その後ブラームスは1873年から1874年にかけて移調や楽章単位の書き換えを含む大規模な改訂を施し、1875年に現行の形で本作が出版された。初演は同年の11月18日ウィーンにおいて、ブラームスとヘルメスベルガー四重奏団のメンバー(ヨーゼフ・ヘルメスベルガージギスムント・バハリヒ英語版ダーヴィト・ポッパー)という顔ぶれで行われた。
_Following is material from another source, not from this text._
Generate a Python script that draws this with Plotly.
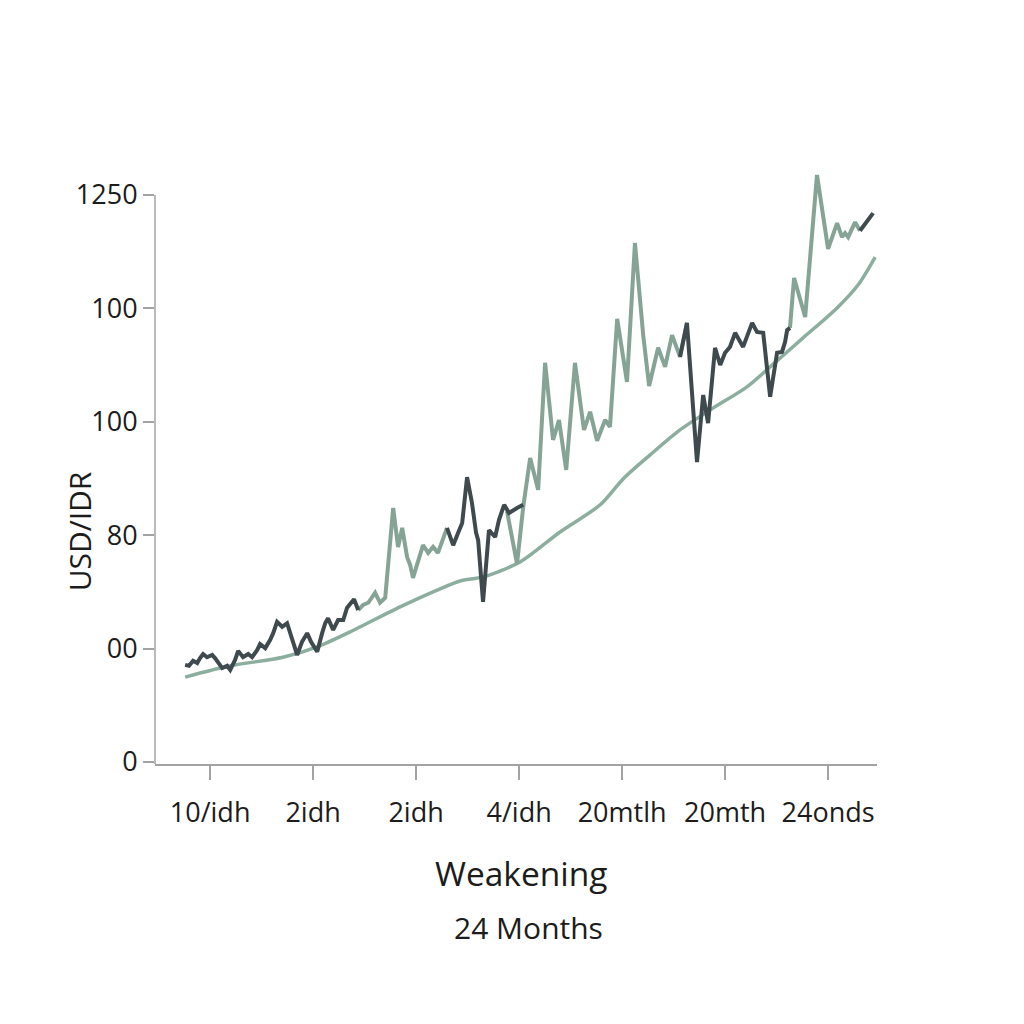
import plotly.graph_objects as go

# ---------------- data ----------------
# x = month index, y = USD/IDR (chart scale)
x_tickvals = [0, 4, 8, 12, 16, 20, 24]
x_ticktext = ["10/idh", "2idh", "2idh", "4/idh", "20mtlh", "20mth", "24onds"]
y_tickvals = [0, 250, 500, 750, 1000, 1250]
y_ticktext = ["0", "00", "80", "100", "100", "1250"]

# smooth trend
trend_x = [-0.97, 0.78, 2.83, 4.16, 5.44, 7.38, 8.82, 9.71, 10.60, 12.04, 13.59, 15.15,
           16.04, 17.09, 18.25, 19.53, 20.85, 21.75, 23.03, 24.35, 25.17, 25.83]
trend_y = [187, 212, 231, 254, 287, 342, 379, 399, 408, 441, 507, 567,
           624, 677, 732, 780, 827, 871, 935, 1001, 1052, 1113]

# rate – dark segments
dark1_x = [-0.97, -0.82, -0.66, -0.50, -0.39, -0.27, -0.12, 0.08, 0.19, 0.31, 0.47, 0.66, 0.78,
           0.97, 1.09, 1.28, 1.48, 1.63, 1.83, 1.94, 2.14, 2.33, 2.45, 2.60, 2.80, 2.99, 3.11,
           3.22, 3.38, 3.57, 3.77, 3.92, 4.16, 4.35, 4.47, 4.58, 4.78, 4.97, 5.17, 5.32, 5.51,
           5.59, 5.75]
dark1_y = [214, 212, 223, 218, 229, 238, 231, 236, 229, 218, 207, 212, 203,
           225, 245, 231, 238, 231, 247, 260, 251, 269, 284, 309, 298, 306, 284,
           262, 236, 265, 284, 265, 243, 284, 306, 317, 291, 313, 313, 340, 353,
           359, 335]
dark2_x = [9.20, 9.44, 9.63, 9.79, 9.98, 10.17, 10.33, 10.41, 10.60, 10.83, 11.07, 11.22,
           11.42, 11.61, 11.92, 12.16]
dark2_y = [516, 478, 505, 527, 628, 571, 505, 489, 353, 511, 496, 534,
           567, 549, 560, 567]
dark3_x = [18.25, 18.52, 18.91, 19.15, 19.34, 19.61, 19.81, 20.00, 20.19, 20.39, 20.70, 21.05,
           21.24, 21.48, 21.75, 22.02, 22.21, 22.33, 22.41, 22.52]
dark3_y = [893, 968, 661, 809, 747, 913, 875, 902, 915, 946, 915, 968,
           948, 946, 805, 902, 904, 926, 952, 957]
dark4_x = [25.24, 25.51, 25.75]
dark4_y = [1171, 1190, 1210]

# rate – light segments
light1_x = [5.75, 5.94, 6.14, 6.41, 6.60, 6.80, 7.11, 7.30, 7.46, 7.65, 7.77, 7.88, 8.27,
            8.47, 8.66, 8.85, 9.20]
light1_y = [335, 346, 351, 373, 351, 362, 560, 474, 516, 452, 434, 406, 478,
            461, 474, 461, 516]
light2_x = [11.53, 11.92, 12.16, 12.43, 12.74, 13.01, 13.32, 13.55, 13.83, 14.17, 14.52, 14.76,
            15.03, 15.34, 15.53, 15.81, 16.19, 16.50, 16.82, 17.05, 17.40, 17.67, 17.94,
            18.25, 18.52]
light2_y = [553, 437, 562, 670, 600, 880, 710, 754, 644, 880, 732, 772,
            708, 754, 739, 977, 838, 1144, 941, 829, 913, 871, 941,
            893, 968]
light3_x = [22.52, 22.68, 23.11, 23.57, 24.00, 24.35, 24.54, 24.66, 24.78, 25.05, 25.24]
light3_y = [957, 1067, 981, 1294, 1131, 1188, 1157, 1166, 1157, 1190, 1171]

x_range = [-2.14, 25.90]
y_range = [-4.4, 1327]

# ---------------- styles ----------------
DARK = "#3e4a4d"
LIGHT = "#86a496"
TREND = "#8cae9f"
AXIS = "#a3a3a3"
TEXT = "#1c1c1c"
FONT = "Open Sans"


def join(*segs):
    xs, ys = [], []
    for i in range(0, len(segs), 2):
        if xs:
            xs.append(None)
            ys.append(None)
        xs.extend(segs[i])
        ys.extend(segs[i + 1])
    return xs, ys


lx, ly = join(light1_x, light1_y, light2_x, light2_y, light3_x, light3_y)
dx, dy = join(dark1_x, dark1_y, dark2_x, dark2_y, dark3_x, dark3_y, dark4_x, dark4_y)

fig = go.Figure()
fig.add_trace(go.Scatter(x=trend_x, y=trend_y, mode="lines",
                         line=dict(color=TREND, width=3.5, shape="spline", smoothing=0.8),
                         hoverinfo="skip"))
fig.add_trace(go.Scatter(x=lx, y=ly, mode="lines", connectgaps=False,
                         line=dict(color=LIGHT, width=4), hoverinfo="skip"))
fig.add_trace(go.Scatter(x=dx, y=dy, mode="lines", connectgaps=False,
                         line=dict(color=DARK, width=4), hoverinfo="skip"))

# y-axis line only up to top tick
fig.add_shape(type="line", xref="paper", yref="y", x0=0, x1=0,
              y0=y_range[0], y1=y_tickvals[-1], line=dict(color=AXIS, width=1.5))

fig.update_layout(
    width=1024, height=1024,
    margin=dict(l=147, r=155, t=152, b=268),
    paper_bgcolor="white", plot_bgcolor="white",
    showlegend=False,
    font=dict(family=FONT, color=TEXT),
    xaxis=dict(range=x_range, tickvals=x_tickvals, ticktext=x_ticktext,
               showgrid=False, zeroline=False, showline=True, linecolor=AXIS, linewidth=1.5,
               ticks="outside", ticklen=14, tickcolor=AXIS, tickwidth=1.5,
               tickfont=dict(size=27, color=TEXT, family=FONT), ticklabelstandoff=10,
               automargin=False),
    yaxis=dict(range=y_range, tickvals=y_tickvals, ticktext=y_ticktext,
               showgrid=False, zeroline=False, showline=False,
               ticks="outside", ticklen=11, tickcolor=AXIS, tickwidth=1.5,
               tickfont=dict(size=27, color=TEXT, family=FONT), ticklabelstandoff=0,
               automargin=False),
    annotations=[
        dict(text="USD/IDR", xref="paper", yref="paper", x=-0.104, y=0.385,
             xanchor="center", yanchor="middle", textangle=-90, showarrow=False,
             font=dict(size=30, color=TEXT, family=FONT)),
        dict(text="Weakening", xref="paper", yref="paper", x=0.508, y=-0.180,
             xanchor="center", yanchor="middle", showarrow=False,
             font=dict(size=33.5, color=TEXT, family=FONT)),
        dict(text="24 Months", xref="paper", yref="paper", x=0.517, y=-0.270,
             xanchor="center", yanchor="middle", showarrow=False,
             font=dict(size=30, color=TEXT, family=FONT)),
    ],
)

fig.write_html("out.html")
出版に先立ち、ブラームスは出版社ジムロックに「楽譜の表紙には、頭にピストルを向けている男を描くといいでしょう」と述べている。このエピソードをはじめ、初稿が書かれた時期がロベルト・シューマンの自殺未遂から死の時期と重なっていること、ブラームスとクララ・シューマンとの関係などが関連づけられ、「ウェルテル四重奏曲」と呼ばれることがあった。

楽曲構成

全4楽章からなり、演奏時間は35分前後。

  • 第1楽章 Allegro non troppo
    ハ短調、3/4拍子。ソナタ形式。ピアノのC音で始まり、二度の下降音形を中心とした第1主題が陰鬱に始まる。強奏で主題が確保された後、変ホ長調で第2主題がピアノに提示される。この主題は8小節からなり、すぐに4つの変奏が続く特徴的な構成をとる。各主題を扱う展開部に続き、再現部の第1主題は極度に短縮され、第2主題がト長調で再現される。提示部とは異なる変奏過程を経たあと、ハ短調のコーダとなり静かに終わる。
  • 第2楽章 Scherzo. Allegro
    ハ短調、6/8拍子。三部形式で書かれたエネルギッシュなスケルツォ。執拗なアウフタクトや跳躍音形が特徴的である。中間部は明確なトリオではなく、主部の動機を用いた展開部風のもの。主部が回帰し、ハ長調で力強く終わる。
  • 第3楽章 Andante
    ホ長調、4/4拍子。ソナタ形式。チェロが瞑想的な旋律を歌って始まり、後にヴァイオリンが加わる。ロ長調の第2主題はリズムの変化を伴った対位法的なもの。短い展開部を経て、再現部では両主題に変奏が加えられる。
  • 第4楽章 Finale. Allegro comodo
ハ短調、2/2拍子。ソナタ形式。ピアノの無窮動的な動きに乗ってヴァイオリンが第1主題を奏する。このピアノの音形には「運命」リズムが含まれており、経過句ではっきりと扱われる。第2主題は変ホ長調で、コラール風の弦にピアノが経過句から引き継いだ音形で合いの手を入れる。第1主題を中心にした展開部にほぼ型通りの再現部が続き、コーダが力を弱めていくと、最後はハ長調で終止する。